In reviewing the decision of the district court, the court of appeals concluded that it was not proper to rely on the date of the signed settlement agreement in the underlying tort action in determining when Allied became responsible for paying the Galbraiths the benefits to which they were entitled under their underinsured-motorist insurance. The court opined that a jury could find that a binding oral settlement agreement had been reached between the parties at an earlier date. The court of appeals stated the issue as follows:


In order to uphold the district court's conclusion it must appear, as a matter of law based upon undisputed facts, that no settlement agreement occurred prior to June 25, the date Allied tendered the underinsured motorist policy limit. If there is a disputed issue of material fact regarding whether an enforceable settlement agreement was reached prior to this date, the district court must be reversed.


We must respectfully disagree with the court of appeals.

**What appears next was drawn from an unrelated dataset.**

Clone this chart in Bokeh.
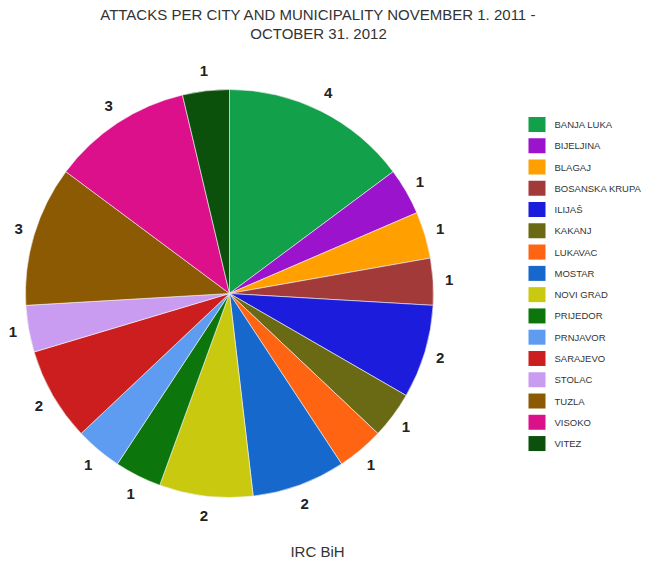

In situations in which an underinsured-motorist claim has been paid by the insurer but a bad-faith claim is made with respect to the timing of the payment, factors other than the strength of the underlying tort suit may be of crucial significance on the issue of the insurer's bad faith. That is the situation here. An underinsured-motorist carrier cannot be expected to make payment to its insured prior to the time that the underlying tort litigation has been fully resolved and a determination has been made concerning the presence or absence of liability insurance available for payment of the claim. The insurer is not required to accept the insured's word as to such matters and may demand adequate documentation.


The fact that the Galbraiths may have been able to enforce an earlier oral agreement if no written agreement had been forthcoming did not defeat Allied's right to insist on a signed written agreement as documentation for payment of the Galbraiths' claim. Moreover, it appears that throughout the negotiations both the Galbraiths and Allied were proceeding on the basis that the Guy affidavit was essential to the conclusion of any settlement. Allied was not advised as to the obtaining of the Guy affidavit until June 15, the time at which its earlier settlement offer was rejected. The insurer was not required to accept this affidavit as true on its face and could reasonably take additional time to investigate the provisions of Guy's liability policy with another company that had been identified in the affidavit. As the district court correctly concluded, the timing of the negotiations and the settlement were such as to preclude a determination of bad faith on Allied's part with respect to the time at which it paid the Galbraiths' underinsured-motorist claim.


We have considered all issues presented and conclude that the decision of the court of appeals must be vacated. The judgment of the district court is affirmed.


DECISION OF COURT OF APPEALS VACATED; DISTRICT COURT JUDGMENT AFFIRMED.